● Given request: Extract each line of the material that follows exactly and omit its pictures.

• • •

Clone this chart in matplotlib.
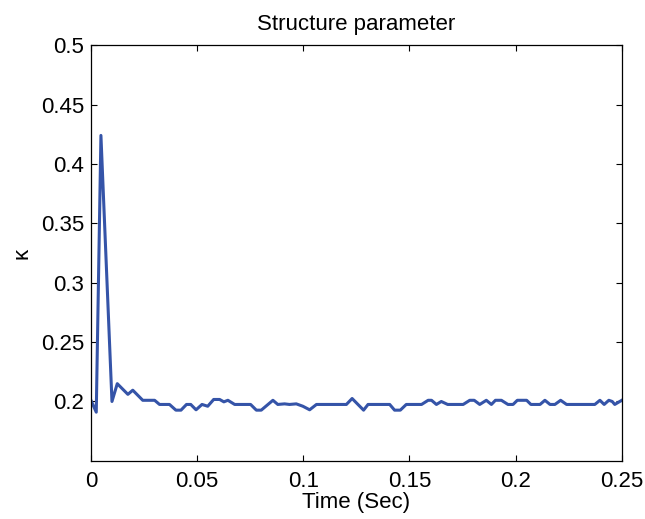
import matplotlib.pyplot as plt

plt.rcParams['font.family'] = ['Liberation Sans', 'DejaVu Sans']

# Structure parameter kappa
time = [0.0, 0.0025, 0.0047, 0.0099, 0.0124, 0.0174, 0.0197, 0.0244, 0.030,
        0.0323, 0.037, 0.040, 0.0424, 0.045, 0.047, 0.0495, 0.0523, 0.055,
        0.0578, 0.0606, 0.0626, 0.0645, 0.0677, 0.0752, 0.0779, 0.0802,
        0.0857, 0.088, 0.0912, 0.0935, 0.0967, 0.0998, 0.103, 0.1062,
        0.1203, 0.123, 0.1284, 0.1305, 0.1407, 0.143, 0.1457, 0.1485,
        0.1557, 0.1588, 0.1604, 0.1627, 0.165, 0.168, 0.1753, 0.1784,
        0.1805, 0.1831, 0.1862, 0.1886, 0.1905, 0.1933, 0.1964, 0.1988,
        0.2008, 0.2029, 0.2052, 0.2072, 0.2115, 0.2138, 0.2162, 0.2185,
        0.2212, 0.224, 0.2373, 0.2397, 0.2417, 0.2439, 0.2455, 0.2467, 0.25]
kappa = [0.201, 0.191, 0.424, 0.200, 0.215, 0.206, 0.2095, 0.201, 0.201,
         0.1975, 0.1975, 0.1927, 0.1927, 0.1975, 0.1975, 0.193, 0.1975, 0.196,
         0.2017, 0.2017, 0.1997, 0.201, 0.1975, 0.1975, 0.1927, 0.1927,
         0.201, 0.1975, 0.198, 0.1975, 0.198, 0.196, 0.193, 0.1975,
         0.1975, 0.2025, 0.1927, 0.1975, 0.1975, 0.1927, 0.1927, 0.1975,
         0.1975, 0.201, 0.201, 0.1975, 0.200, 0.1975, 0.1975, 0.201,
         0.201, 0.1975, 0.201, 0.1975, 0.201, 0.201, 0.1975, 0.1975,
         0.201, 0.201, 0.201, 0.1975, 0.1975, 0.201, 0.1975, 0.1975,
         0.201, 0.1975, 0.1975, 0.201, 0.1975, 0.201, 0.200, 0.1975, 0.201]

xticks = [0, 0.05, 0.1, 0.15, 0.2, 0.25]
xticklabels = ['0', '0.05', '0.1', '0.15', '0.2', '0.25']
yticks = [0.2, 0.25, 0.3, 0.35, 0.4, 0.45, 0.5]
yticklabels = ['0.2', '0.25', '0.3', '0.35', '0.4', '0.45', '0.5']

fig = plt.figure(figsize=(6.45, 5.19), dpi=100)
ax = fig.add_axes([0.141, 0.112, 0.823, 0.801])
ax.plot(time, kappa, color='#3554a8', linewidth=2.2)

ax.set_xlim(0, 0.25)
ax.set_ylim(0.15, 0.5)
ax.set_xticks(xticks)
ax.set_xticklabels(xticklabels)
ax.set_yticks(yticks)
ax.set_yticklabels(yticklabels)
ax.tick_params(direction='in', top=True, right=True, labelsize=16, length=4)
ax.tick_params(axis='x', pad=7)
ax.tick_params(axis='y', pad=5)
for s in ax.spines.values():
    s.set_linewidth(0.9)

ax.set_xlabel('Time (Sec)', fontsize=16, labelpad=0.5)
ax.set_ylabel('κ', fontsize=16, labelpad=6)
ax.set_title('Structure parameter', fontsize=16, pad=11)

fig.savefig('out.png', dpi=100)
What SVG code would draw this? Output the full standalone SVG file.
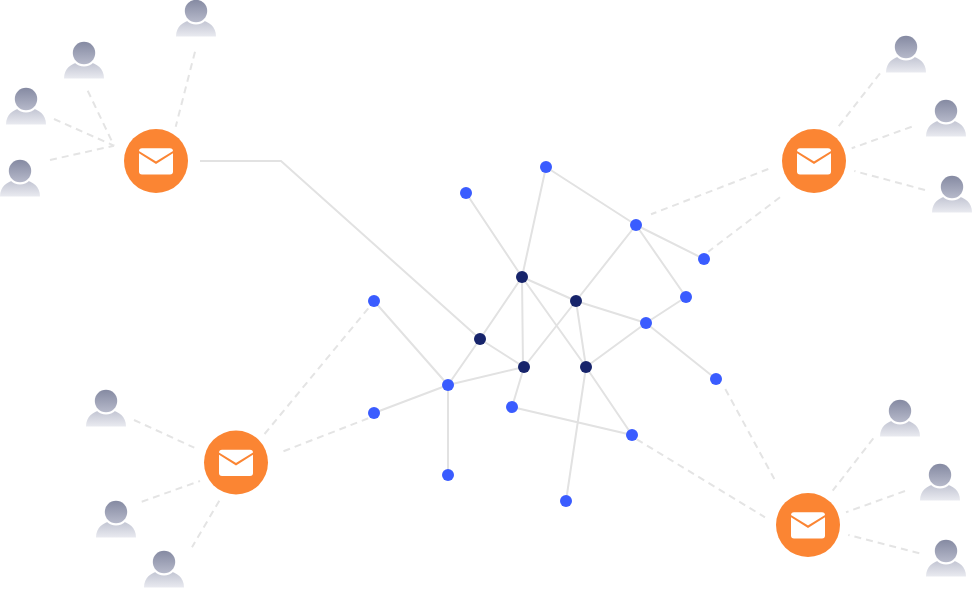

• • •

● Written response:
Clone this chart in matplotlib.
import matplotlib.pyplot as plt

plt.rcParams['font.family'] = ['Liberation Sans', 'DejaVu Sans']

# Structure parameter kappa
time = [0.0, 0.0025, 0.0047, 0.0099, 0.0124, 0.0174, 0.0197, 0.0244, 0.030,
        0.0323, 0.037, 0.040, 0.0424, 0.045, 0.047, 0.0495, 0.0523, 0.055,
        0.0578, 0.0606, 0.0626, 0.0645, 0.0677, 0.0752, 0.0779, 0.0802,
        0.0857, 0.088, 0.0912, 0.0935, 0.0967, 0.0998, 0.103, 0.1062,
        0.1203, 0.123, 0.1284, 0.1305, 0.1407, 0.143, 0.1457, 0.1485,
        0.1557, 0.1588, 0.1604, 0.1627, 0.165, 0.168, 0.1753, 0.1784,
        0.1805, 0.1831, 0.1862, 0.1886, 0.1905, 0.1933, 0.1964, 0.1988,
        0.2008, 0.2029, 0.2052, 0.2072, 0.2115, 0.2138, 0.2162, 0.2185,
        0.2212, 0.224, 0.2373, 0.2397, 0.2417, 0.2439, 0.2455, 0.2467, 0.25]
kappa = [0.201, 0.191, 0.424, 0.200, 0.215, 0.206, 0.2095, 0.201, 0.201,
         0.1975, 0.1975, 0.1927, 0.1927, 0.1975, 0.1975, 0.193, 0.1975, 0.196,
         0.2017, 0.2017, 0.1997, 0.201, 0.1975, 0.1975, 0.1927, 0.1927,
         0.201, 0.1975, 0.198, 0.1975, 0.198, 0.196, 0.193, 0.1975,
         0.1975, 0.2025, 0.1927, 0.1975, 0.1975, 0.1927, 0.1927, 0.1975,
         0.1975, 0.201, 0.201, 0.1975, 0.200, 0.1975, 0.1975, 0.201,
         0.201, 0.1975, 0.201, 0.1975, 0.201, 0.201, 0.1975, 0.1975,
         0.201, 0.201, 0.201, 0.1975, 0.1975, 0.201, 0.1975, 0.1975,
         0.201, 0.1975, 0.1975, 0.201, 0.1975, 0.201, 0.200, 0.1975, 0.201]

xticks = [0, 0.05, 0.1, 0.15, 0.2, 0.25]
xticklabels = ['0', '0.05', '0.1', '0.15', '0.2', '0.25']
yticks = [0.2, 0.25, 0.3, 0.35, 0.4, 0.45, 0.5]
yticklabels = ['0.2', '0.25', '0.3', '0.35', '0.4', '0.45', '0.5']

fig = plt.figure(figsize=(6.45, 5.19), dpi=100)
ax = fig.add_axes([0.141, 0.112, 0.823, 0.801])
ax.plot(time, kappa, color='#3554a8', linewidth=2.2)

ax.set_xlim(0, 0.25)
ax.set_ylim(0.15, 0.5)
ax.set_xticks(xticks)
ax.set_xticklabels(xticklabels)
ax.set_yticks(yticks)
ax.set_yticklabels(yticklabels)
ax.tick_params(direction='in', top=True, right=True, labelsize=16, length=4)
ax.tick_params(axis='x', pad=7)
ax.tick_params(axis='y', pad=5)
for s in ax.spines.values():
    s.set_linewidth(0.9)

ax.set_xlabel('Time (Sec)', fontsize=16, labelpad=0.5)
ax.set_ylabel('κ', fontsize=16, labelpad=6)
ax.set_title('Structure parameter', fontsize=16, pad=11)

fig.savefig('out.png', dpi=100)
What SVG code would draw this? Output the full standalone SVG file.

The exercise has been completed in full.